### [Problem to work on]
Print exactly the lines running from the one that holds "Generate a LaTeX" through the one that holds "(0,0) rectangle (908,1225);", please, and leave the pictures out.

** BEGIN **

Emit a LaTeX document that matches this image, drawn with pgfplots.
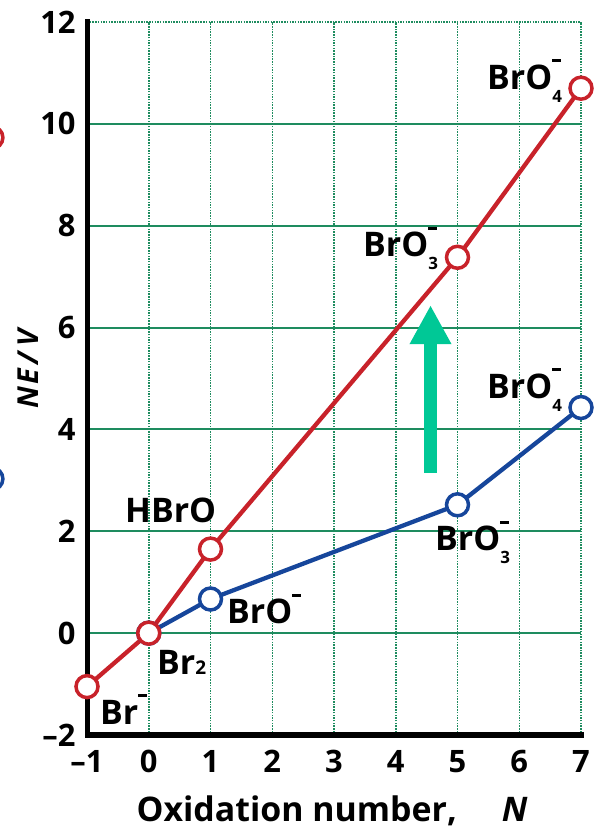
\documentclass[border=0pt]{standalone}
\usepackage{fontspec}
\setmainfont{Open Sans}
\usepackage{pgfplots}
\pgfplotsset{compat=1.18}
\usetikzlibrary{arrows.meta}
\definecolor{redl}{RGB}{200,34,42}
\definecolor{bluel}{RGB}{22,70,155}
\definecolor{gridg}{RGB}{30,140,95}
\definecolor{arrowg}{RGB}{0,200,150}
\newcommand\mn{\rule[27bp]{9bp}{3bp}}
\newcommand\sub[1]{\raisebox{-13bp}{\fontsize{17}{17}\selectfont #1}}
\newcommand\ion[1]{BrO\rlap{\mn}\sub{#1}}
\begin{document}
\fontsize{34}{40}\selectfont\bfseries
\begin{tikzpicture}
\useasboundingbox (0,0) rectangle (594bp,831bp);
\clip (0,0) rectangle (594bp,831bp);
\begin{axis}[
  at={(87bp,96bp)}, anchor=south west,
  scale only axis, width=494bp, height=713bp,
  xmin=-1, xmax=7, ymin=-2, ymax=12,
  clip=false,
  axis x line*=bottom, axis y line*=left,
  axis line style={-, line width=4bp, black},
  xtick={-1,0,1,2,3,4,5,6,7},
  xticklabels={--1,0,1,2,3,4,5,6,7},
  ytick={-2,0,2,4,6,8,10},
  yticklabels={--2,0,2,4,6,8,10},
  extra y ticks={12}, extra y tick labels={12},
  extra y tick style={grid=major, major grid style={gridg, line width=1.5bp, dash pattern=on 1.5bp off 1.2bp}},
  major tick length=0pt,
  tick label style={font=\fontsize{31}{31}\selectfont\bfseries},
  xticklabel style={anchor=base, yshift=-38bp},
  xmajorgrids, ymajorgrids,
  x grid style={gridg, line width=1.5bp, dash pattern=on 1.5bp off 1.2bp},
  y grid style={gridg, line width=2bp},
  xlabel={Oxidation number,\hspace{45bp}\itshape N},
  xlabel style={at={(axis description cs:0.496,-0.1220)}, anchor=base, font=\fontsize{34}{34}\selectfont\bfseries},
  ylabel={\itshape N\kern2bp E\kern5bp/\kern5bp V},
  ylabel style={at={(axis description cs:-0.1194,0.513)}, anchor=center, font=\fontsize{29}{29}\selectfont\bfseries},
]
\draw[black, line width=5bp, line cap=rect] (axis cs:-1,12) -- (axis cs:-1,-2) -- (axis cs:7,-2);
\addplot[bluel, line width=4.3bp, mark=*, mark size=11bp,
  mark options={fill=white, draw=bluel, line width=3.5bp}]
  coordinates {(0,0) (1,0.67) (5,2.52) (7,4.43)};
\addplot[redl, line width=4.3bp, mark=*, mark size=11bp,
  mark options={fill=white, draw=redl, line width=3.5bp}]
  coordinates {(-1,-1.05) (0,0) (1,1.65) (5,7.38) (7,10.7)};
% partial markers of a neighbouring panel, cut by the left edge
\addplot[only marks, mark=*, mark size=11bp, mark options={fill=white, draw=redl, line width=3.5bp}]
  coordinates {(-2.54,9.73)};
\addplot[only marks, mark=*, mark size=11bp, mark options={fill=white, draw=bluel, line width=3.5bp}]
  coordinates {(-2.54,3.03)};
\draw[arrowg, line width=13bp, -{Triangle[width=39bp, length=39bp]}]
  (axis cs:4.563,3.15) -- (axis cs:4.563,6.44);
\node[anchor=base west, inner sep=0pt] at (axis cs:5.478,10.68) {\ion{4}};
\node[anchor=base west, inner sep=0pt] at (axis cs:3.470,7.39) {\ion{3}};
\node[anchor=base west, inner sep=0pt] at (axis cs:5.478,4.61) {\ion{4}};
\node[anchor=base west, inner sep=0pt] at (axis cs:4.636,1.62) {\ion{3}};
\node[anchor=base west, inner sep=0pt] at (axis cs:-0.385,2.17) {HBrO};
\node[anchor=base west, inner sep=0pt] at (axis cs:1.267,0.18) {BrO\mn};
\node[anchor=base west, inner sep=0pt] at (axis cs:0.134,-0.81) {Br{\fontsize{19}{19}\selectfont 2}};
\node[anchor=base west, inner sep=0pt] at (axis cs:-0.789,-1.79) {Br\mn};
\end{axis}
\end{tikzpicture}
\end{document}
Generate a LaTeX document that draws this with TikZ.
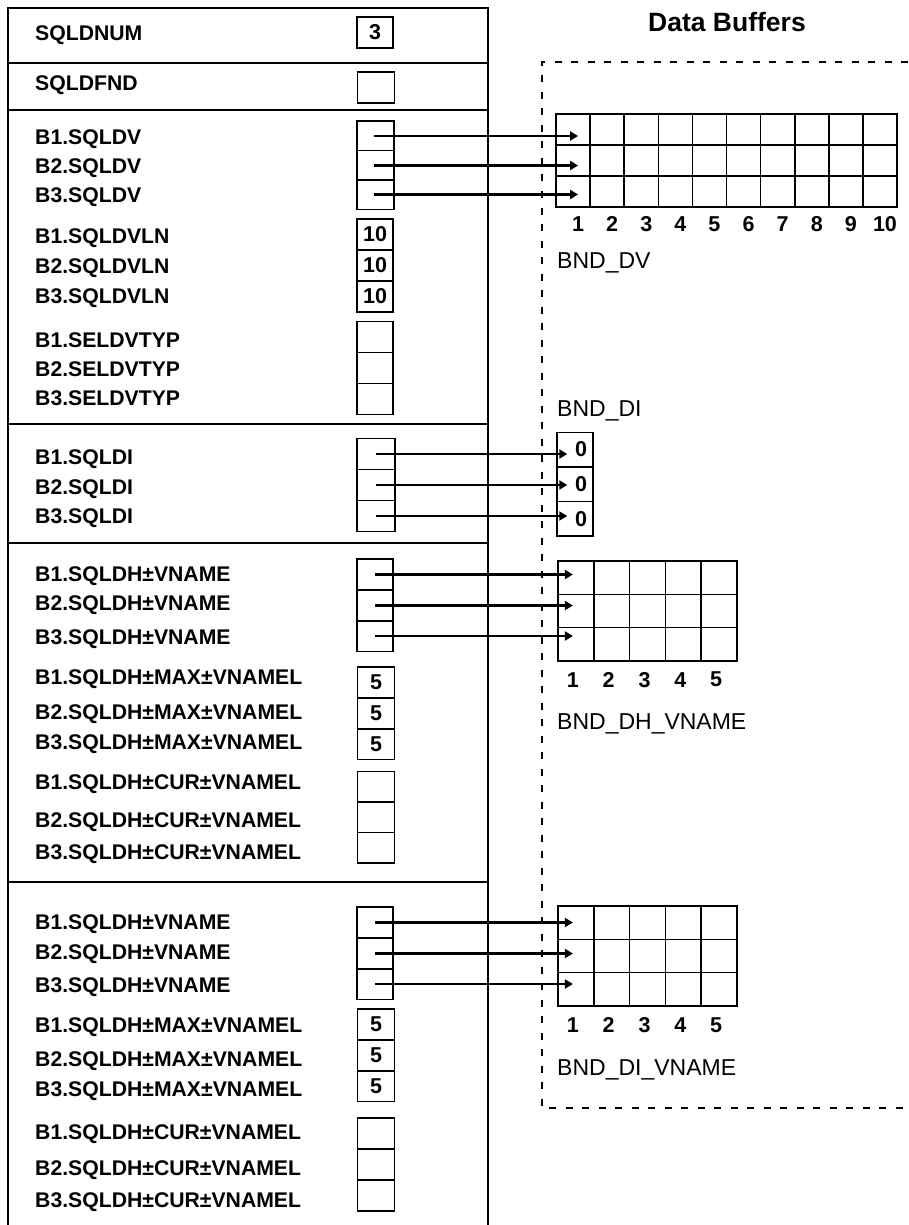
\documentclass[tikz,border=0pt]{standalone}
\usepackage{fontspec}
\setmainfont{Liberation Sans}
\usetikzlibrary{arrows.meta,positioning}

\begin{document}
\begin{tikzpicture}[x=1pt,y=-1pt]
  \tikzstyle{lbl}=[anchor=west,inner sep=0pt,text height=15pt,text depth=0pt,font=\fontsize{21.2}{24}\selectfont\bfseries]
  \tikzstyle{fld}=[draw,line width=1.5pt,minimum width=37pt,minimum height=31pt,inner sep=0pt,font=\fontsize{21.5}{24}\selectfont\bfseries]
  \tikzstyle{cell}=[draw,line width=1.6pt,inner sep=0pt]
  \tikzstyle{idx}=[inner sep=0pt,font=\fontsize{21.5}{24}\selectfont\bfseries]
  \tikzstyle{buf}=[anchor=west,inner sep=0pt,text height=16.5pt,text depth=0pt,font=\fontsize{23}{26}\selectfont]
  \tikzstyle{ptr}=[line width=2.3pt,-{Triangle[length=8pt,width=9pt]}]
  \useasboundingbox (0,0) rectangle (908,1225);

  % descriptor panel
  \draw[line width=2.2pt] (8,1225) -- (8,8) -- (488,8) -- (488,1225);
  \draw[line width=2.2pt] (8,63) -- (488,63);
  \draw[line width=2.2pt] (8,110) -- (488,110);
  \draw[line width=2.2pt] (8,424) -- (488,424);
  \draw[line width=2.2pt] (8,543) -- (488,543);
  \draw[line width=2.2pt] (8,882) -- (488,882);

  \node[lbl] (lnum) at (35,33) {SQLDNUM};
  \node[fld,minimum width=36pt] (num) at (375,32.5) {3};
  \node[lbl] (lfnd) at (35,83) {SQLDFND};
  \node[fld] (fnd) at (376,87.5) {};

  \foreach \i/\y/\b in {1/137/136,2/166/165.5,3/195/194.5}{
    \node[lbl] (ldv\i) at (35,\y) {B\i.SQLDV};
    \node[fld,minimum height=29.5pt] (dv\i) at (375.5,\b) {};
  }
  \foreach \i/\y/\b in {1/236/234.5,2/266/265.5,3/296/296.5}{
    \node[lbl] (lvln\i) at (35,\y) {B\i.SQLDVLN};
    \node[fld,minimum width=36pt] (vln\i) at (375,\b) {10};
  }
  \foreach \i/\y/\b in {1/340/337,2/369/368,3/398/399}{
    \node[lbl] (ltyp\i) at (35,\y) {B\i.SELDVTYP};
    \node[fld,minimum width=36pt] (typ\i) at (375,\b) {};
  }
  \foreach \i/\y/\b in {1/457/454,2/487/485,3/516/516}{
    \node[lbl] (ldi\i) at (35,\y) {B\i.SQLDI};
    \node[fld,minimum width=38pt] (di\i) at (376,\b) {};
  }

  % SQLDH section
  \foreach \i/\y/\b in {1/574/574.5,2/603/605.5,3/637/636}{
    \node[lbl] (ldh\i) at (35,\y) {B\i.SQLDH±VNAME};
    \node[fld,minimum width=36pt] (dh\i) at (375,\b) {};
  }
  \foreach \i/\y/\b in {1/677/682.5,2/712/713.5,3/742/744}{
    \node[lbl] (ldhmax\i) at (35,\y) {B\i.SQLDH±MAX±VNAMEL};
    \node[fld] (dhmax\i) at (376,\b) {5};
  }
  \foreach \i/\y/\b in {1/782/786.5,2/820/817,3/852/847.5}{
    \node[lbl] (ldhcur\i) at (35,\y) {B\i.SQLDH±CUR±VNAMEL};
    \node[fld,minimum height=30.5pt] (dhcur\i) at (376,\b) {};
  }

  % last section
  \foreach \i/\y/\b in {1/922/922.5,2/951.5/953.5,3/985/984}{
    \node[lbl] (livn\i) at (35,\y) {B\i.SQLDH±VNAME};
    \node[fld,minimum width=36pt] (ivn\i) at (375,\b) {};
  }
  \foreach \i/\y/\b in {1/1025/1024.5,2/1058.5/1055.5,3/1089/1086}{
    \node[lbl] (limax\i) at (35,\y) {B\i.SQLDH±MAX±VNAMEL};
    \node[fld] (imax\i) at (376,\b) {5};
  }
  \foreach \i/\y/\b in {1/1131.5/1133.5,2/1168/1164.5,3/1200/1195.5}{
    \node[lbl] (licur\i) at (35,\y) {B\i.SQLDH±CUR±VNAMEL};
    \node[fld] (icur\i) at (376,\b) {};
  }

  % data buffers
  \node[font=\fontsize{26.5}{30}\selectfont\bfseries] (title) at (727,22) {Data Buffers};
  \draw[line width=2.2pt,dash pattern=on 7pt off 9.5pt] (908,62) -- (542,62) -- (542,1108) -- (908,1108);

  \foreach \c in {1,...,10}{
    \foreach \r in {1,2,3}
      \node[cell,minimum width=34.1pt,minimum height=31pt] (bdv-\r-\c) at ({556+34.1*\c-17.05},{114+31*\r-15.5}) {};
    \node[idx] (ndv\c) at ([xshift=5pt,yshift=-16pt]bdv-3-\c.south) {\c};
  }
  \node[buf] (lbdv) at (557,260) {BND\_DV};

  \node[buf] (lbdi) at (557,408) {BND\_DI};
  \foreach \r/\y in {1/449.5,2/484.2,3/518.8}
    \node[cell,line width=1.4pt,minimum width=36pt,minimum height=34.6pt,text width=24pt,align=right,font=\fontsize{21.5}{24}\selectfont\bfseries] (bdi\r) at (575,\y) {0};

  \foreach \c in {1,...,5}{
    \foreach \r in {1,2,3}
      \node[cell,minimum width=35.8pt,minimum height=33.3pt] (bdh-\r-\c) at ({558+35.8*\c-17.9},{561+33.3*\r-16.65}) {};
    \node[idx] (ndh\c) at ([xshift=-3pt,yshift=-18pt]bdh-3-\c.south) {\c};
  }
  \node[buf] (lbdh) at (557,721) {BND\_DH\_VNAME};

  \foreach \c in {1,...,5}{
    \foreach \r in {1,2,3}
      \node[cell,minimum width=35.8pt,minimum height=33.3pt] (bin-\r-\c) at ({558+35.8*\c-17.9},{906+33.3*\r-16.65}) {};
    \node[idx] (nin\c) at ([xshift=-3pt,yshift=-18pt]bin-3-\c.south) {\c};
  }
  \node[buf] (lbin) at (557,1067) {BND\_DI\_VNAME};

  % pointers
  \foreach \i in {1,2,3}{
    \draw[ptr,shorten >=-5pt,shorten <=-2pt] (dv\i.center) -- (dv\i.center -| bdv-\i-1.center);
    \draw[ptr,shorten >=-11pt] (di\i.center) -- (di\i.center -| bdi\i.west);
    \draw[ptr,shorten >=3pt] (dh\i.center) -- (dh\i.center -| bdh-\i-1.center);
    \draw[ptr,shorten >=3pt] (ivn\i.center) -- (ivn\i.center -| bin-\i-1.center);
  }
\end{tikzpicture}
\end{document}
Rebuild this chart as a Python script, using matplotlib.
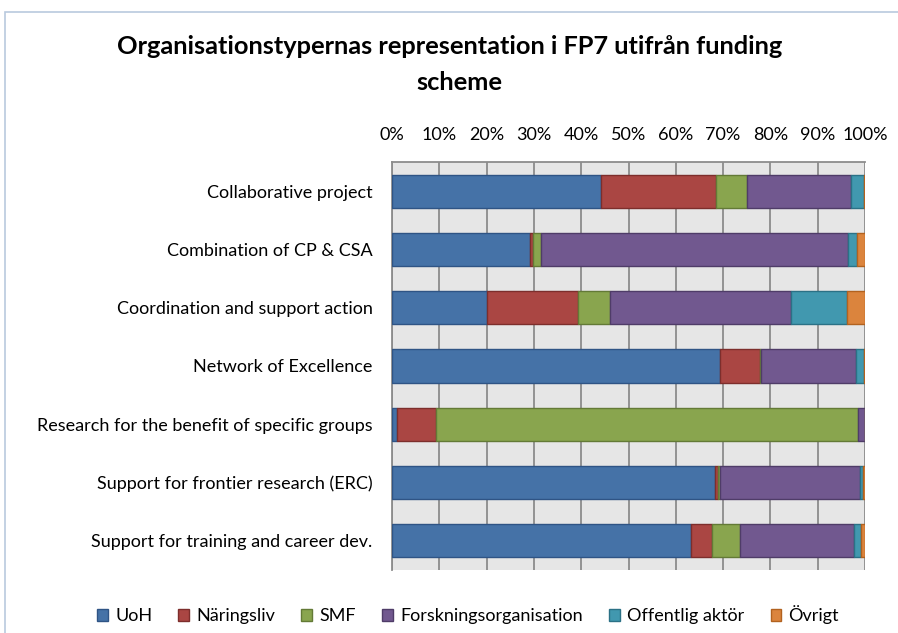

** END **

### [Finished exercise]
Generate a LaTeX document that draws this with TikZ.
\documentclass[tikz,border=0pt]{standalone}
\usepackage{fontspec}
\setmainfont{Liberation Sans}
\usetikzlibrary{arrows.meta,positioning}

\begin{document}
\begin{tikzpicture}[x=1pt,y=-1pt]
  \tikzstyle{lbl}=[anchor=west,inner sep=0pt,text height=15pt,text depth=0pt,font=\fontsize{21.2}{24}\selectfont\bfseries]
  \tikzstyle{fld}=[draw,line width=1.5pt,minimum width=37pt,minimum height=31pt,inner sep=0pt,font=\fontsize{21.5}{24}\selectfont\bfseries]
  \tikzstyle{cell}=[draw,line width=1.6pt,inner sep=0pt]
  \tikzstyle{idx}=[inner sep=0pt,font=\fontsize{21.5}{24}\selectfont\bfseries]
  \tikzstyle{buf}=[anchor=west,inner sep=0pt,text height=16.5pt,text depth=0pt,font=\fontsize{23}{26}\selectfont]
  \tikzstyle{ptr}=[line width=2.3pt,-{Triangle[length=8pt,width=9pt]}]
  \useasboundingbox (0,0) rectangle (908,1225);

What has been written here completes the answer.